RI: Small: Robust Auditory Object Recognition with Spike Sequence Coding and the State-Dependent Dynamics of Cortical Networks
Pennsylvania State Univ University Park, University Park PA
Investigators
Abstract
Recognizing speech or other auditory objects in adverse environments -- e.g. with noise, reverberation, and multiple speakers -- is essential for human and animal communication. Current speech recognition technologies work well in high signal-to-noise conditions, but perform orders of magnitude below human performance in adverse conditions. Converging evidence from neuroscience suggests that auditory information is encoded in sparse and precisely timed spikes of sub-cortical neurons. However, the extent to which codes based on spike timing might underlie the robustness of human auditory object recognition has not yet been fully investigated.
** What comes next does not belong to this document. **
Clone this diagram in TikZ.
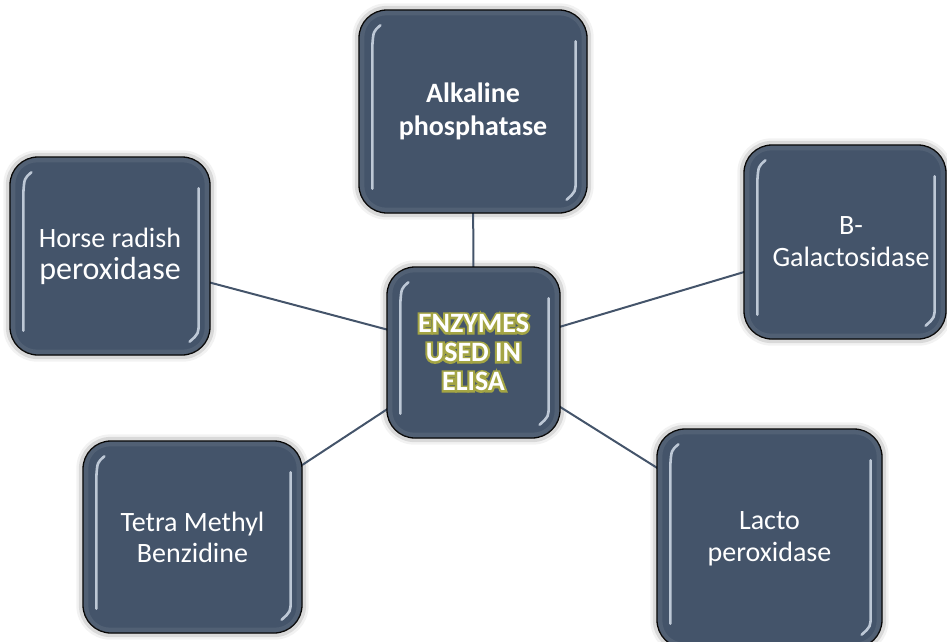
\documentclass[tikz,border=0pt]{standalone}
\usepackage{fontspec}
\setmainfont{Carlito}
\newfontfamily\glowfont[FakeBold=15]{Carlito Bold}
\usetikzlibrary{calc,backgrounds}
\definecolor{boxfill}{HTML}{44546A}
\definecolor{glowc}{HTML}{A4A544}
\definecolor{hilite}{HTML}{DCE6F2}
\newcommand{\glw}[1]{\rlap{\color{glowc}\glowfont #1}#1}
\tikzset{
  ebox/.style={draw=black, line width=1.3pt, fill=boxfill, rounded corners=28pt,
    text=white, align=center, font=\fontsize{28}{32}\selectfont, inner sep=0pt},
  link/.style={draw=boxfill, line width=2pt},
  shine/.style={draw=hilite, line width=2.6pt, line cap=round, opacity=0.8},
  bevel/.style={draw=white, line width=5pt, rounded corners=24pt, opacity=0.07},
  halo/.style={draw=black, rounded corners=30pt, opacity=0.10},
}
\newcommand{\gbox}[7][]{%
  \node[ebox, minimum width={(#5-#3)*1pt}, minimum height={(#6-#4)*1pt}, #1]
    (#2) at ({(#3+#5)/2},{(#4+#6)/2}) {#7};
  \begin{scope}[on background layer]
    \draw[halo, line width=4pt] ($(#2.north west)+(-1.5,-1.5)$) rectangle ($(#2.south east)+(1.5,1.5)$);
    \draw[halo, line width=8pt, opacity=0.05] ($(#2.north west)+(-2,-2)$) rectangle ($(#2.south east)+(2,2)$);
  \end{scope}
  \draw[bevel] ($(#2.north west)+(3.5,3.5)$) rectangle ($(#2.south east)+(-3.5,-3.5)$);
  \draw[shine] ($(#2.north west)+(22,16)$) .. controls ($(#2.north west)+(15,22)$) .. ($(#2.north west)+(14,36)$) -- ($(#2.south west)+(14,-25)$);
  \draw[shine] ($(#2.north east)+(-12,32)$) -- ($(#2.south east)+(-12,-34)$) .. controls ($(#2.south east)+(-12,-22)$) .. ($(#2.south east)+(-21,-14)$);
}
\begin{document}
\begin{tikzpicture}[x=1pt,y=-1pt]
\useasboundingbox (0,0) rectangle (947,641);
\gbox[font=\fontsize{28}{33}\selectfont\bfseries]{alk}{359}{10}{587}{213}{Alkaline\\phosphatase}
\gbox{hrp}{10}{157}{210}{355}{Horse radish\\{\fontsize{32}{36}\selectfont peroxidase}}
\gbox[font=\fontsize{28}{29}\selectfont\bfseries]{ctr}{387}{267}{560}{438}{\glw{ENZYMES}\\\glw{USED IN}\\\glw{ELISA}}
\gbox{bgal}{744}{145}{946}{339}{\hspace*{12pt}B-\\\hspace*{12pt}Galactosidase}
\gbox[font=\fontsize{28}{31}\selectfont]{tmb}{83}{441}{302}{633}{Tetra Methyl\\Benzidine}
\gbox{lpo}{657}{429}{882}{648}{Lacto\\peroxidase}
\begin{scope}[on background layer]
  \draw[link] (ctr.center) -- (alk.center);
  \draw[link] (ctr.center) -- (hrp.center);
  \draw[link] (ctr.center) -- (bgal.center);
  \draw[link] (ctr.center) -- (tmb.center);
  \draw[link] (ctr.center) -- (lpo.center);
\end{scope}
\end{tikzpicture}
\end{document}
This project bridges this gap by devising a biologically inspired computational model of auditory processing at the cortical level and extracting computational principles that are essential for the model to achieve robust auditory object recognition. The approach is to transform sounds into the spike sequences generated by feature-detecting thalamic auditory neurons, and to integrate these spikes spatially and temporally using the state-dependent dynamics of cortical neurons with active dendrites. In the proposed model, an auditory object first evokes sequential spiking of thalamic neurons that have been trained to detect useful features. Then, through feed-forward excitation and inhibition from the thalamus, and lateral excitation and inhibition from the cortical neurons, the state of the cortical network evolves, leading to temporal integration. Recognition of the auditory object is signaled when the cortical neurons reach a specific network state. The computational model is constrained by experimental results on the properties of cortical neurons, the organization principles of cortical networks, and the activity-dependent plasticity rules of the network structures. The project aims both to design feature detectors that can robustly represent auditory objects with spatiotemporal spike sequences, and to build a cortical network model that can recognize specific auditory objects using state transitions driven by the thalamic inputs, with neuron dynamics that can be compared with those observed in the auditory cortex. The recognition performance of the computational model will be evaluated and improved with auditory tasks designed to compare different approaches to speech recognition.